§ **GOAL OF THE EXERCISE**
The data below should be printed in full, exactly, and without any of its images.

§ **DATA SHOWN**
------------

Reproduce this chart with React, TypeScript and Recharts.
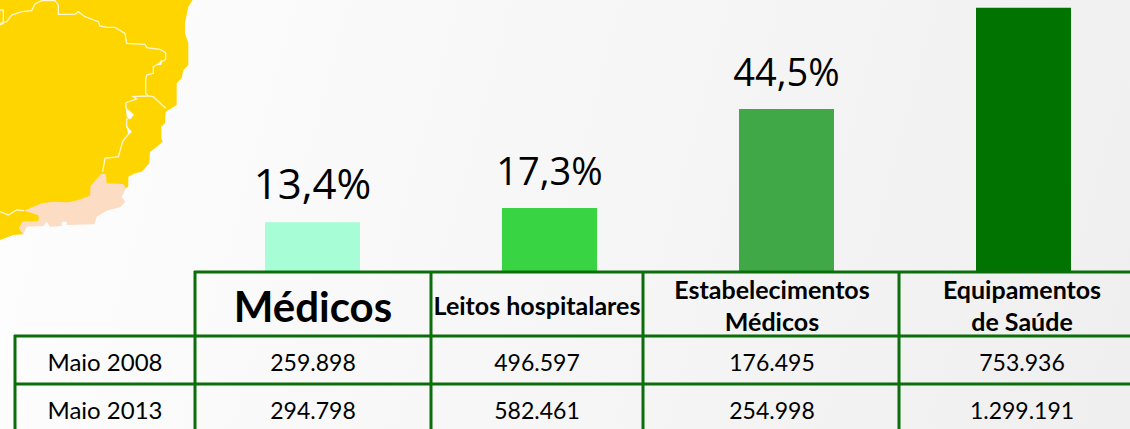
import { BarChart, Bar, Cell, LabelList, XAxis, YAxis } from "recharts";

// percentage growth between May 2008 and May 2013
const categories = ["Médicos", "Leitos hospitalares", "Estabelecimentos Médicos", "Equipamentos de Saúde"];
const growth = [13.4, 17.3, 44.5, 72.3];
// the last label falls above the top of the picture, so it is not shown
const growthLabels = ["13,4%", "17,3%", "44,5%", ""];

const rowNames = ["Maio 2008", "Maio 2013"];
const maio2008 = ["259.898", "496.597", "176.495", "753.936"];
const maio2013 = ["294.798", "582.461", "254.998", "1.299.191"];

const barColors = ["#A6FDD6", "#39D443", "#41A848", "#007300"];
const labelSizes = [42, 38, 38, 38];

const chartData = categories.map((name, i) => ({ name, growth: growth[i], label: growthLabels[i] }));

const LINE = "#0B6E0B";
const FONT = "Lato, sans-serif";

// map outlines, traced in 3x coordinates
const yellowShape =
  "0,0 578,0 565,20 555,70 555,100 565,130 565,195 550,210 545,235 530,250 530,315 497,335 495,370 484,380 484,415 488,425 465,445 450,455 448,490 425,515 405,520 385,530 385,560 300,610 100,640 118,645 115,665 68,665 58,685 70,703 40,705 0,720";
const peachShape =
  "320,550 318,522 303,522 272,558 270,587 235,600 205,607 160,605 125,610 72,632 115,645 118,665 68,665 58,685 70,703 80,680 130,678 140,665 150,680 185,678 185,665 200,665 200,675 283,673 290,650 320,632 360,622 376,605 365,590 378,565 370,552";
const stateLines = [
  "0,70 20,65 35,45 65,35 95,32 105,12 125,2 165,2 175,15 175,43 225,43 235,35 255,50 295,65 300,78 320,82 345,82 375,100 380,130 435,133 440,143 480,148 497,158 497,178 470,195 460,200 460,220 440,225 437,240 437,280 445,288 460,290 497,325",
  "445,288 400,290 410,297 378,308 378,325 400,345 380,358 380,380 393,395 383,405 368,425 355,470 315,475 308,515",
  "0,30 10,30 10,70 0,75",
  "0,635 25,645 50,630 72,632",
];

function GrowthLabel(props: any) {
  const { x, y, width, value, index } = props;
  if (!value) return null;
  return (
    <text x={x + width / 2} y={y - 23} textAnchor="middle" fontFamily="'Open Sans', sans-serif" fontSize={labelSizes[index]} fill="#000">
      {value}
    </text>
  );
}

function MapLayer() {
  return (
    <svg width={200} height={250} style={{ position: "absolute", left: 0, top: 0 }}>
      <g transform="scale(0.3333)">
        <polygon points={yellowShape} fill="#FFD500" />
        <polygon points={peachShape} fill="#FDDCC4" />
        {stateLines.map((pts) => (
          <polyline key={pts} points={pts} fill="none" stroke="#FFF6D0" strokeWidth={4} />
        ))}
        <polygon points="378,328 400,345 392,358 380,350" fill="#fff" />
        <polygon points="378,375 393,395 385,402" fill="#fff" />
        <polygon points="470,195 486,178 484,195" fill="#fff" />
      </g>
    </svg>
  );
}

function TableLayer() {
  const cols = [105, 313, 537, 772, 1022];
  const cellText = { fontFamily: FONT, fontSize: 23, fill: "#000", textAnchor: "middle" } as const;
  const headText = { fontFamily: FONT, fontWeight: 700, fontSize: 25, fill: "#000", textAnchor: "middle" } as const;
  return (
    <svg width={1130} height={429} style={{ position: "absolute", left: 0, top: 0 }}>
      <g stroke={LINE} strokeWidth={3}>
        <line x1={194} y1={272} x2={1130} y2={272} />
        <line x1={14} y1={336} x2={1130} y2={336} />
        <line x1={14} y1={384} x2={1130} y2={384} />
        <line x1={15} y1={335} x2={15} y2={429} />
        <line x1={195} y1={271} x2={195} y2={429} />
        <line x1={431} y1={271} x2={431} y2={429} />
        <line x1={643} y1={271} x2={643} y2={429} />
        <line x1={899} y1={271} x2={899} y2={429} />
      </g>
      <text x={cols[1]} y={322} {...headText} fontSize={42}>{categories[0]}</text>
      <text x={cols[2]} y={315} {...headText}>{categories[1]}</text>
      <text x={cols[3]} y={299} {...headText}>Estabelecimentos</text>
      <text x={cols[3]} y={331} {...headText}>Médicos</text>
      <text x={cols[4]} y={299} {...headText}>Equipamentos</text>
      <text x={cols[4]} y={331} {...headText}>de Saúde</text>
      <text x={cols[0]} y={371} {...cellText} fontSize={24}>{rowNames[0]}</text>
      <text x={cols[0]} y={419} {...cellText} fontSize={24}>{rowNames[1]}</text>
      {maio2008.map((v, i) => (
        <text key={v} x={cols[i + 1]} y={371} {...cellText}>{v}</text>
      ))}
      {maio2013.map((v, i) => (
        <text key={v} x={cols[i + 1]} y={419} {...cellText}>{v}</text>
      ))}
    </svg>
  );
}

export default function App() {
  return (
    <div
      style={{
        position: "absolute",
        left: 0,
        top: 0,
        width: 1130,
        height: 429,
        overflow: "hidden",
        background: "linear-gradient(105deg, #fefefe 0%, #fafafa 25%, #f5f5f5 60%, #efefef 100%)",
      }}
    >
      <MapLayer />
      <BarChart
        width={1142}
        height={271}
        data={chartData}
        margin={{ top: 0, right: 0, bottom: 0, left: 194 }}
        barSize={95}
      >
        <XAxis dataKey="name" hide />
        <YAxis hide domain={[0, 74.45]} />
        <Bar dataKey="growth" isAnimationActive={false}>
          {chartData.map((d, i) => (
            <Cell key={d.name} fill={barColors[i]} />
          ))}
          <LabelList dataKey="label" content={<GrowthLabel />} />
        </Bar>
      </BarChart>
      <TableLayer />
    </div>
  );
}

------------

§ **ANSWER TO THIS TASK**
Reproduce this chart with React, TypeScript and Recharts.
import { BarChart, Bar, Cell, LabelList, XAxis, YAxis } from "recharts";

// percentage growth between May 2008 and May 2013
const categories = ["Médicos", "Leitos hospitalares", "Estabelecimentos Médicos", "Equipamentos de Saúde"];
const growth = [13.4, 17.3, 44.5, 72.3];
// the last label falls above the top of the picture, so it is not shown
const growthLabels = ["13,4%", "17,3%", "44,5%", ""];

const rowNames = ["Maio 2008", "Maio 2013"];
const maio2008 = ["259.898", "496.597", "176.495", "753.936"];
const maio2013 = ["294.798", "582.461", "254.998", "1.299.191"];

const barColors = ["#A6FDD6", "#39D443", "#41A848", "#007300"];
const labelSizes = [42, 38, 38, 38];

const chartData = categories.map((name, i) => ({ name, growth: growth[i], label: growthLabels[i] }));

const LINE = "#0B6E0B";
const FONT = "Lato, sans-serif";

// map outlines, traced in 3x coordinates
const yellowShape =
  "0,0 578,0 565,20 555,70 555,100 565,130 565,195 550,210 545,235 530,250 530,315 497,335 495,370 484,380 484,415 488,425 465,445 450,455 448,490 425,515 405,520 385,530 385,560 300,610 100,640 118,645 115,665 68,665 58,685 70,703 40,705 0,720";
const peachShape =
  "320,550 318,522 303,522 272,558 270,587 235,600 205,607 160,605 125,610 72,632 115,645 118,665 68,665 58,685 70,703 80,680 130,678 140,665 150,680 185,678 185,665 200,665 200,675 283,673 290,650 320,632 360,622 376,605 365,590 378,565 370,552";
const stateLines = [
  "0,70 20,65 35,45 65,35 95,32 105,12 125,2 165,2 175,15 175,43 225,43 235,35 255,50 295,65 300,78 320,82 345,82 375,100 380,130 435,133 440,143 480,148 497,158 497,178 470,195 460,200 460,220 440,225 437,240 437,280 445,288 460,290 497,325",
  "445,288 400,290 410,297 378,308 378,325 400,345 380,358 380,380 393,395 383,405 368,425 355,470 315,475 308,515",
  "0,30 10,30 10,70 0,75",
  "0,635 25,645 50,630 72,632",
];

function GrowthLabel(props: any) {
  const { x, y, width, value, index } = props;
  if (!value) return null;
  return (
    <text x={x + width / 2} y={y - 23} textAnchor="middle" fontFamily="'Open Sans', sans-serif" fontSize={labelSizes[index]} fill="#000">
      {value}
    </text>
  );
}

function MapLayer() {
  return (
    <svg width={200} height={250} style={{ position: "absolute", left: 0, top: 0 }}>
      <g transform="scale(0.3333)">
        <polygon points={yellowShape} fill="#FFD500" />
        <polygon points={peachShape} fill="#FDDCC4" />
        {stateLines.map((pts) => (
          <polyline key={pts} points={pts} fill="none" stroke="#FFF6D0" strokeWidth={4} />
        ))}
        <polygon points="378,328 400,345 392,358 380,350" fill="#fff" />
        <polygon points="378,375 393,395 385,402" fill="#fff" />
        <polygon points="470,195 486,178 484,195" fill="#fff" />
      </g>
    </svg>
  );
}

function TableLayer() {
  const cols = [105, 313, 537, 772, 1022];
  const cellText = { fontFamily: FONT, fontSize: 23, fill: "#000", textAnchor: "middle" } as const;
  const headText = { fontFamily: FONT, fontWeight: 700, fontSize: 25, fill: "#000", textAnchor: "middle" } as const;
  return (
    <svg width={1130} height={429} style={{ position: "absolute", left: 0, top: 0 }}>
      <g stroke={LINE} strokeWidth={3}>
        <line x1={194} y1={272} x2={1130} y2={272} />
        <line x1={14} y1={336} x2={1130} y2={336} />
        <line x1={14} y1={384} x2={1130} y2={384} />
        <line x1={15} y1={335} x2={15} y2={429} />
        <line x1={195} y1={271} x2={195} y2={429} />
        <line x1={431} y1={271} x2={431} y2={429} />
        <line x1={643} y1={271} x2={643} y2={429} />
        <line x1={899} y1={271} x2={899} y2={429} />
      </g>
      <text x={cols[1]} y={322} {...headText} fontSize={42}>{categories[0]}</text>
      <text x={cols[2]} y={315} {...headText}>{categories[1]}</text>
      <text x={cols[3]} y={299} {...headText}>Estabelecimentos</text>
      <text x={cols[3]} y={331} {...headText}>Médicos</text>
      <text x={cols[4]} y={299} {...headText}>Equipamentos</text>
      <text x={cols[4]} y={331} {...headText}>de Saúde</text>
      <text x={cols[0]} y={371} {...cellText} fontSize={24}>{rowNames[0]}</text>
      <text x={cols[0]} y={419} {...cellText} fontSize={24}>{rowNames[1]}</text>
      {maio2008.map((v, i) => (
        <text key={v} x={cols[i + 1]} y={371} {...cellText}>{v}</text>
      ))}
      {maio2013.map((v, i) => (
        <text key={v} x={cols[i + 1]} y={419} {...cellText}>{v}</text>
      ))}
    </svg>
  );
}

export default function App() {
  return (
    <div
      style={{
        position: "absolute",
        left: 0,
        top: 0,
        width: 1130,
        height: 429,
        overflow: "hidden",
        background: "linear-gradient(105deg, #fefefe 0%, #fafafa 25%, #f5f5f5 60%, #efefef 100%)",
      }}
    >
      <MapLayer />
      <BarChart
        width={1142}
        height={271}
        data={chartData}
        margin={{ top: 0, right: 0, bottom: 0, left: 194 }}
        barSize={95}
      >
        <XAxis dataKey="name" hide />
        <YAxis hide domain={[0, 74.45]} />
        <Bar dataKey="growth" isAnimationActive={false}>
          {chartData.map((d, i) => (
            <Cell key={d.name} fill={barColors[i]} />
          ))}
          <LabelList dataKey="label" content={<GrowthLabel />} />
        </Bar>
      </BarChart>
      <TableLayer />
    </div>
  );
}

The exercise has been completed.